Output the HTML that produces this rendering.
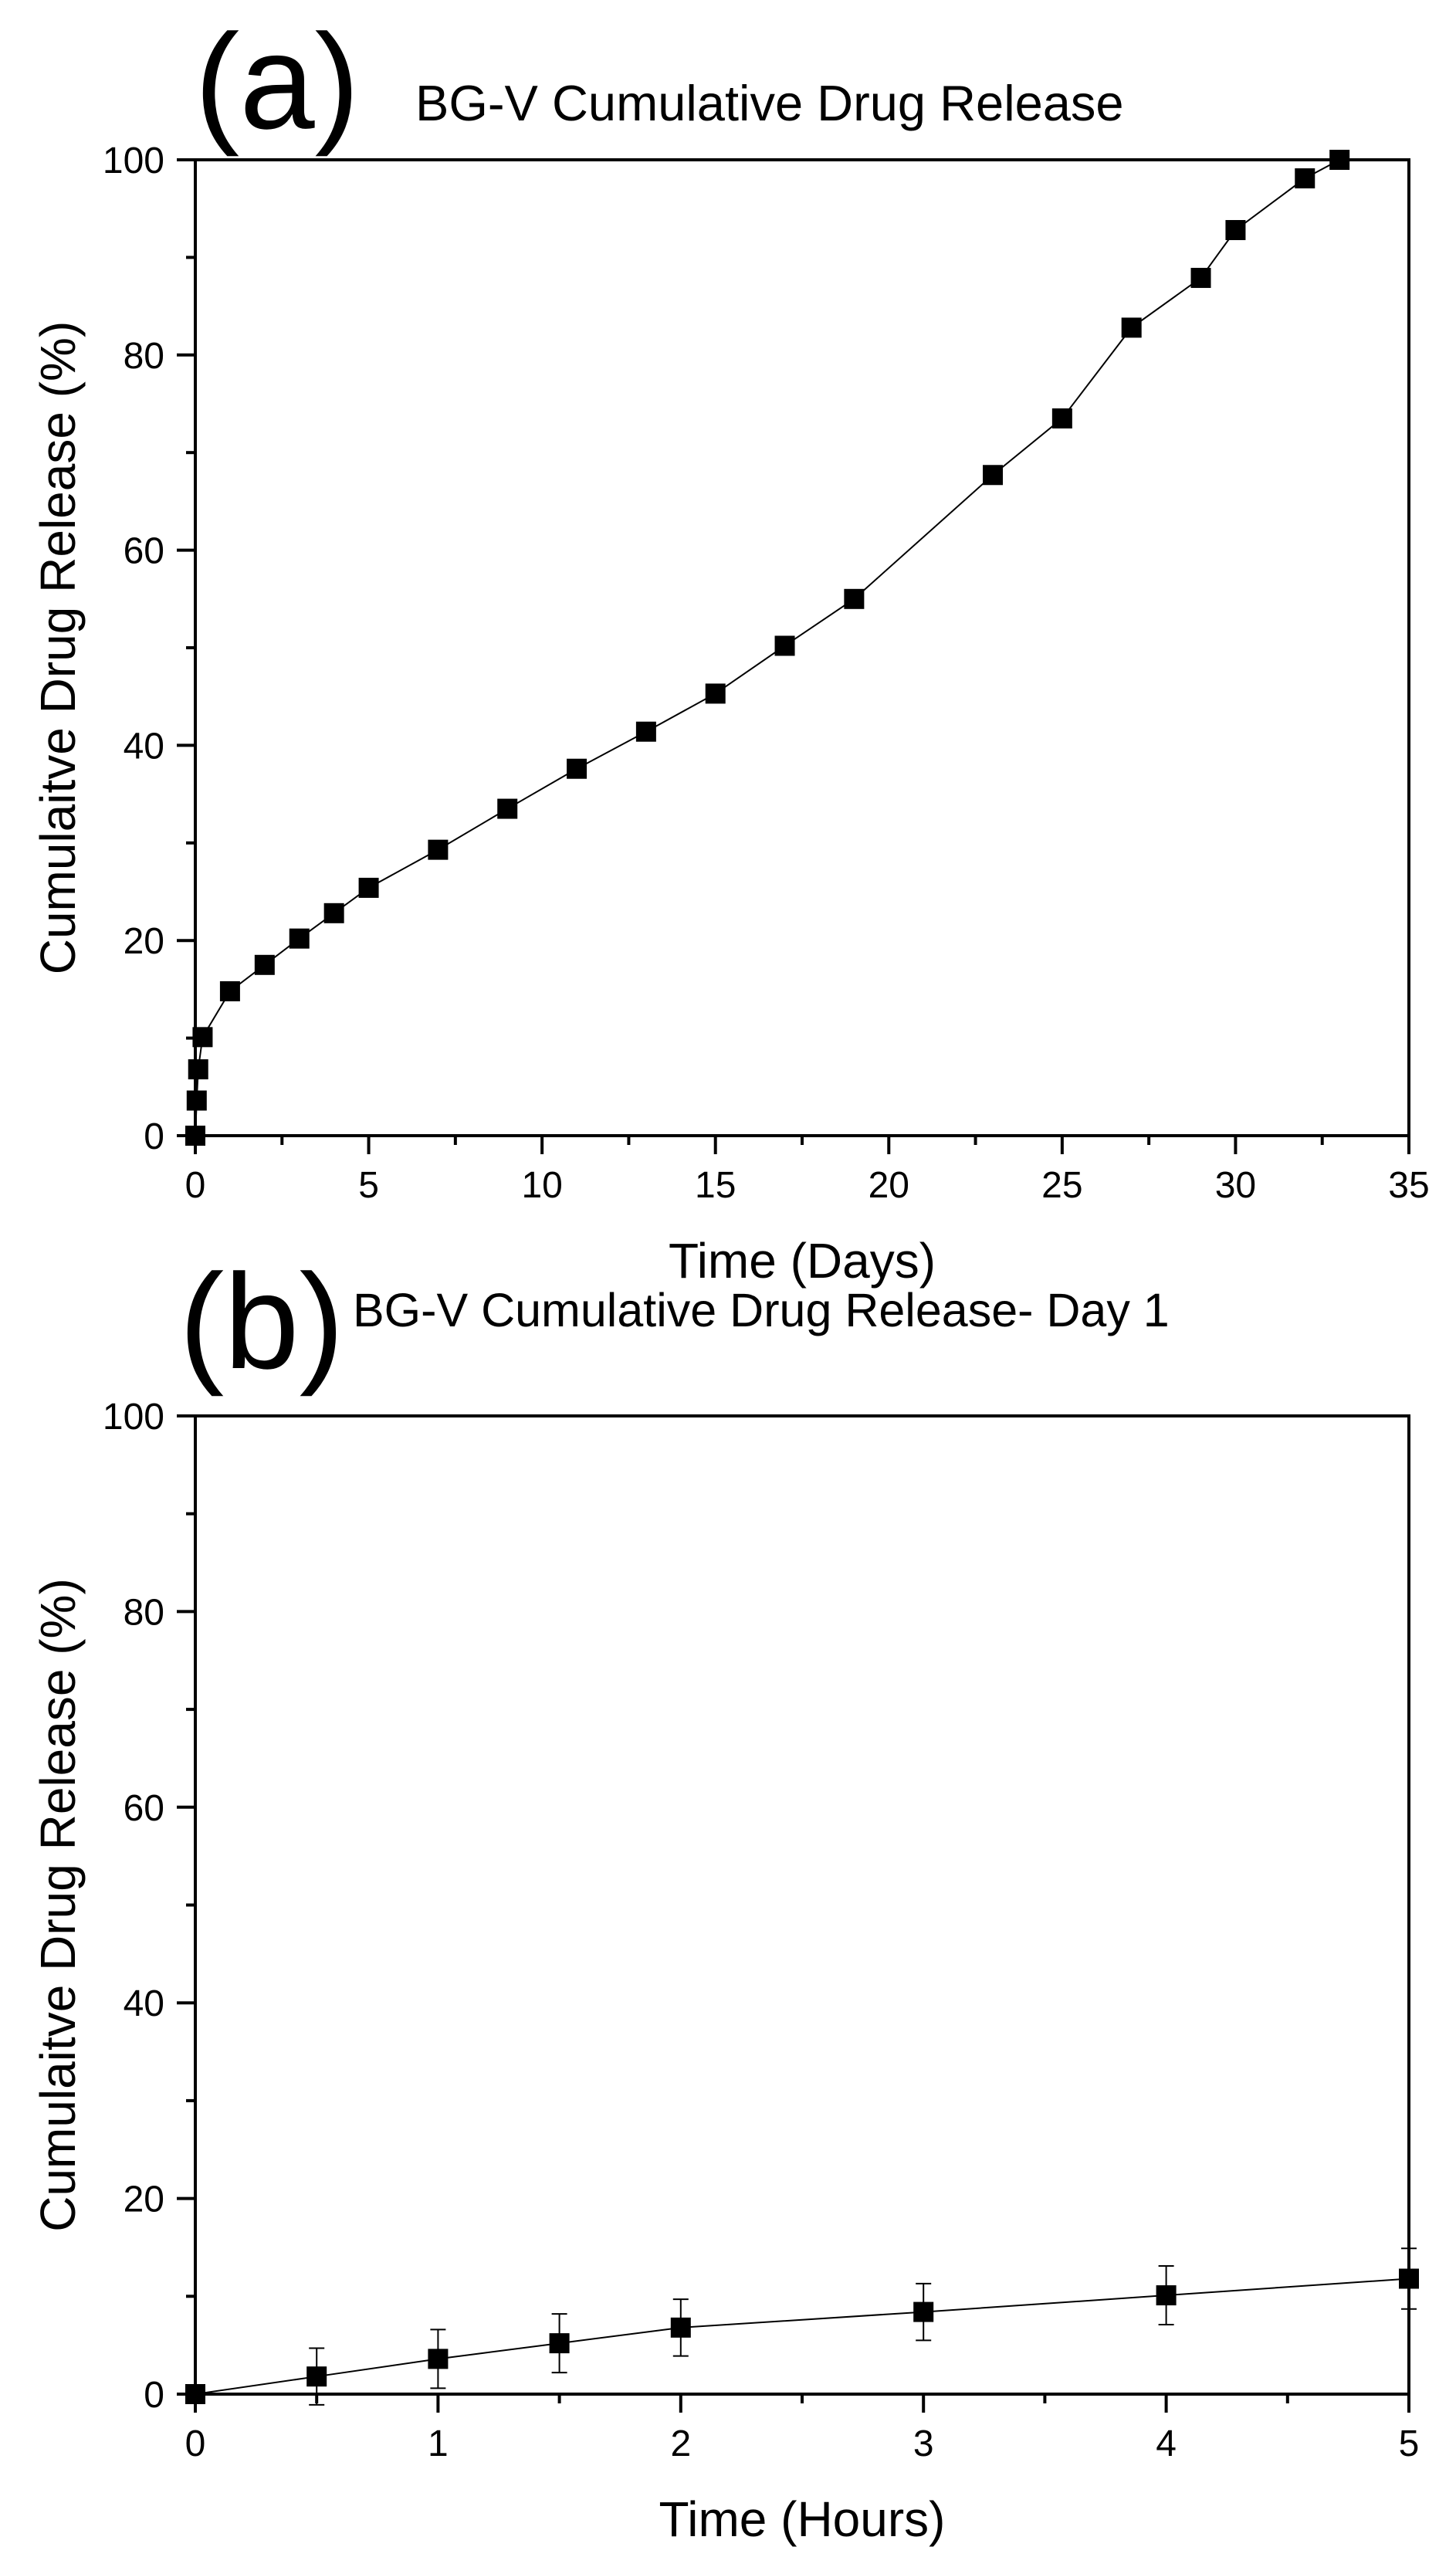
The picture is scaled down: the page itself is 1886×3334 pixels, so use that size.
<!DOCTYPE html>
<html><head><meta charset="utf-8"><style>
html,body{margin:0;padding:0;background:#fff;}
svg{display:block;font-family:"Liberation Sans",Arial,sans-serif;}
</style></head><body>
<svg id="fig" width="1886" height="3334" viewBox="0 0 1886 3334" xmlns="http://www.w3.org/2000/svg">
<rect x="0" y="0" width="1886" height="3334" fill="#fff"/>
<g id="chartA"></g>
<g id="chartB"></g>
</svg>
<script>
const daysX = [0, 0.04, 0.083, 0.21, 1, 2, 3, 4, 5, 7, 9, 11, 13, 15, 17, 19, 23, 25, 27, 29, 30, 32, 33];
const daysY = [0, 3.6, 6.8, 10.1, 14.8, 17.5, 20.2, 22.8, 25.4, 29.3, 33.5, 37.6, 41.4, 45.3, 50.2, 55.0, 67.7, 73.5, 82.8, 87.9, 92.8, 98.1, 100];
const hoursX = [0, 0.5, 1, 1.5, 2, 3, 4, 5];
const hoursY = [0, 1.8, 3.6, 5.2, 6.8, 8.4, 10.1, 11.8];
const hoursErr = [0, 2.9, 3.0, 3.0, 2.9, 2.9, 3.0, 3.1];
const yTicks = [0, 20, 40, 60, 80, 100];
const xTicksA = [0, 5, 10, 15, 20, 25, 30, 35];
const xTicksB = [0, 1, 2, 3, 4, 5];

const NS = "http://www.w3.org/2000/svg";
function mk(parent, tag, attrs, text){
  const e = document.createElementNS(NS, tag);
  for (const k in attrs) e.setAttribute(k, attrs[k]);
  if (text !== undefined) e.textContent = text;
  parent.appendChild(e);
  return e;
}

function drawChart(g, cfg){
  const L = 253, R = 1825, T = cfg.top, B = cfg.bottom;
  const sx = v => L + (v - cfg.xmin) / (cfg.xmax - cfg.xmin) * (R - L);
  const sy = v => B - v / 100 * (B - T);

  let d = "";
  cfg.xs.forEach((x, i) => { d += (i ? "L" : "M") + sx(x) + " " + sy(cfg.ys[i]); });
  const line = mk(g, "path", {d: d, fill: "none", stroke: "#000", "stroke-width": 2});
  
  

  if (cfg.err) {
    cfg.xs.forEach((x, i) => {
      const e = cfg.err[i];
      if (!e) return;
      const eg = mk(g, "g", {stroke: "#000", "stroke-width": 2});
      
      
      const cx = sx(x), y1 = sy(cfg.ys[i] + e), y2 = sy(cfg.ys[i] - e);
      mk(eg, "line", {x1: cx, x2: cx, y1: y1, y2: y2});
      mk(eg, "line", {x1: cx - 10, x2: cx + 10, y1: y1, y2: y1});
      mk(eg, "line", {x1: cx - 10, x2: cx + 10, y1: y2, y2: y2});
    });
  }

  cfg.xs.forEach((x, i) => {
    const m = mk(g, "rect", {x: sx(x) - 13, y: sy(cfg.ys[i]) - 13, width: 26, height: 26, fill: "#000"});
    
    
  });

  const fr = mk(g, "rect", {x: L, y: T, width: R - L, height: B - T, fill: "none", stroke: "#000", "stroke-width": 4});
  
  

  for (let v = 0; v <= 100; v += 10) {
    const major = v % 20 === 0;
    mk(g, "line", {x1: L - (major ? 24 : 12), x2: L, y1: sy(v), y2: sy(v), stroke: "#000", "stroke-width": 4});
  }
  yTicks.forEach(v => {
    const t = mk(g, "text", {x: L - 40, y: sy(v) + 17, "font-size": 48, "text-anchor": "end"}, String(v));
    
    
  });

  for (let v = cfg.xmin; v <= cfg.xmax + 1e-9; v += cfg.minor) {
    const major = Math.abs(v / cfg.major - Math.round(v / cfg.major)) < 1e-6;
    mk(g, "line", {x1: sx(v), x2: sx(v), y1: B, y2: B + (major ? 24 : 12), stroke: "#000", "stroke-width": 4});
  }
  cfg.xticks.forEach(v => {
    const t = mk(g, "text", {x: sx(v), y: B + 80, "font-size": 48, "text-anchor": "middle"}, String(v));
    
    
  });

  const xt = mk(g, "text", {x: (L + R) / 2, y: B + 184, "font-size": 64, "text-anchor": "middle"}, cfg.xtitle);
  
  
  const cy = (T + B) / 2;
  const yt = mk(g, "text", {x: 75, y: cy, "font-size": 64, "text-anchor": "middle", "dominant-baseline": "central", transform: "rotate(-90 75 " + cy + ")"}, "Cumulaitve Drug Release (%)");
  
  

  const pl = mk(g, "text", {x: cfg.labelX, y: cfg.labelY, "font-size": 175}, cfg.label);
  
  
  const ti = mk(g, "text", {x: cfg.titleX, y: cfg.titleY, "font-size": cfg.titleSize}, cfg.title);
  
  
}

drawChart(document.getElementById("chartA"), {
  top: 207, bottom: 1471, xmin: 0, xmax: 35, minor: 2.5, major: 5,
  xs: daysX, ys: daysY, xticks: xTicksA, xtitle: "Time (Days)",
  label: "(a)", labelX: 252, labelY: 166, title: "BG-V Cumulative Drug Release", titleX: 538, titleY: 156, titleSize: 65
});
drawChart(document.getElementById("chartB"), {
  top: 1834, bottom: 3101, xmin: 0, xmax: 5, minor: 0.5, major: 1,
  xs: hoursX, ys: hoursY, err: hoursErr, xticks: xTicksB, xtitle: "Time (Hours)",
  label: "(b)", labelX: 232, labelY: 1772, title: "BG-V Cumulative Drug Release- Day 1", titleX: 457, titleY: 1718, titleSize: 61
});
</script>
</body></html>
____
Stated goal: Copy every line of the data word for word, omitting the images.

Answer in full:
Output the HTML that produces this rendering.
The picture is scaled down: the page itself is 1886×3334 pixels, so use that size.
<!DOCTYPE html>
<html><head><meta charset="utf-8"><style>
html,body{margin:0;padding:0;background:#fff;}
svg{display:block;font-family:"Liberation Sans",Arial,sans-serif;}
</style></head><body>
<svg id="fig" width="1886" height="3334" viewBox="0 0 1886 3334" xmlns="http://www.w3.org/2000/svg">
<rect x="0" y="0" width="1886" height="3334" fill="#fff"/>
<g id="chartA"></g>
<g id="chartB"></g>
</svg>
<script>
const daysX = [0, 0.04, 0.083, 0.21, 1, 2, 3, 4, 5, 7, 9, 11, 13, 15, 17, 19, 23, 25, 27, 29, 30, 32, 33];
const daysY = [0, 3.6, 6.8, 10.1, 14.8, 17.5, 20.2, 22.8, 25.4, 29.3, 33.5, 37.6, 41.4, 45.3, 50.2, 55.0, 67.7, 73.5, 82.8, 87.9, 92.8, 98.1, 100];
const hoursX = [0, 0.5, 1, 1.5, 2, 3, 4, 5];
const hoursY = [0, 1.8, 3.6, 5.2, 6.8, 8.4, 10.1, 11.8];
const hoursErr = [0, 2.9, 3.0, 3.0, 2.9, 2.9, 3.0, 3.1];
const yTicks = [0, 20, 40, 60, 80, 100];
const xTicksA = [0, 5, 10, 15, 20, 25, 30, 35];
const xTicksB = [0, 1, 2, 3, 4, 5];

const NS = "http://www.w3.org/2000/svg";
function mk(parent, tag, attrs, text){
  const e = document.createElementNS(NS, tag);
  for (const k in attrs) e.setAttribute(k, attrs[k]);
  if (text !== undefined) e.textContent = text;
  parent.appendChild(e);
  return e;
}

function drawChart(g, cfg){
  const L = 253, R = 1825, T = cfg.top, B = cfg.bottom;
  const sx = v => L + (v - cfg.xmin) / (cfg.xmax - cfg.xmin) * (R - L);
  const sy = v => B - v / 100 * (B - T);

  let d = "";
  cfg.xs.forEach((x, i) => { d += (i ? "L" : "M") + sx(x) + " " + sy(cfg.ys[i]); });
  const line = mk(g, "path", {d: d, fill: "none", stroke: "#000", "stroke-width": 2});
  
  

  if (cfg.err) {
    cfg.xs.forEach((x, i) => {
      const e = cfg.err[i];
      if (!e) return;
      const eg = mk(g, "g", {stroke: "#000", "stroke-width": 2});
      
      
      const cx = sx(x), y1 = sy(cfg.ys[i] + e), y2 = sy(cfg.ys[i] - e);
      mk(eg, "line", {x1: cx, x2: cx, y1: y1, y2: y2});
      mk(eg, "line", {x1: cx - 10, x2: cx + 10, y1: y1, y2: y1});
      mk(eg, "line", {x1: cx - 10, x2: cx + 10, y1: y2, y2: y2});
    });
  }

  cfg.xs.forEach((x, i) => {
    const m = mk(g, "rect", {x: sx(x) - 13, y: sy(cfg.ys[i]) - 13, width: 26, height: 26, fill: "#000"});
    
    
  });

  const fr = mk(g, "rect", {x: L, y: T, width: R - L, height: B - T, fill: "none", stroke: "#000", "stroke-width": 4});
  
  

  for (let v = 0; v <= 100; v += 10) {
    const major = v % 20 === 0;
    mk(g, "line", {x1: L - (major ? 24 : 12), x2: L, y1: sy(v), y2: sy(v), stroke: "#000", "stroke-width": 4});
  }
  yTicks.forEach(v => {
    const t = mk(g, "text", {x: L - 40, y: sy(v) + 17, "font-size": 48, "text-anchor": "end"}, String(v));
    
    
  });

  for (let v = cfg.xmin; v <= cfg.xmax + 1e-9; v += cfg.minor) {
    const major = Math.abs(v / cfg.major - Math.round(v / cfg.major)) < 1e-6;
    mk(g, "line", {x1: sx(v), x2: sx(v), y1: B, y2: B + (major ? 24 : 12), stroke: "#000", "stroke-width": 4});
  }
  cfg.xticks.forEach(v => {
    const t = mk(g, "text", {x: sx(v), y: B + 80, "font-size": 48, "text-anchor": "middle"}, String(v));
    
    
  });

  const xt = mk(g, "text", {x: (L + R) / 2, y: B + 184, "font-size": 64, "text-anchor": "middle"}, cfg.xtitle);
  
  
  const cy = (T + B) / 2;
  const yt = mk(g, "text", {x: 75, y: cy, "font-size": 64, "text-anchor": "middle", "dominant-baseline": "central", transform: "rotate(-90 75 " + cy + ")"}, "Cumulaitve Drug Release (%)");
  
  

  const pl = mk(g, "text", {x: cfg.labelX, y: cfg.labelY, "font-size": 175}, cfg.label);
  
  
  const ti = mk(g, "text", {x: cfg.titleX, y: cfg.titleY, "font-size": cfg.titleSize}, cfg.title);
  
  
}

drawChart(document.getElementById("chartA"), {
  top: 207, bottom: 1471, xmin: 0, xmax: 35, minor: 2.5, major: 5,
  xs: daysX, ys: daysY, xticks: xTicksA, xtitle: "Time (Days)",
  label: "(a)", labelX: 252, labelY: 166, title: "BG-V Cumulative Drug Release", titleX: 538, titleY: 156, titleSize: 65
});
drawChart(document.getElementById("chartB"), {
  top: 1834, bottom: 3101, xmin: 0, xmax: 5, minor: 0.5, major: 1,
  xs: hoursX, ys: hoursY, err: hoursErr, xticks: xTicksB, xtitle: "Time (Hours)",
  label: "(b)", labelX: 232, labelY: 1772, title: "BG-V Cumulative Drug Release- Day 1", titleX: 457, titleY: 1718, titleSize: 61
});
</script>
</body></html>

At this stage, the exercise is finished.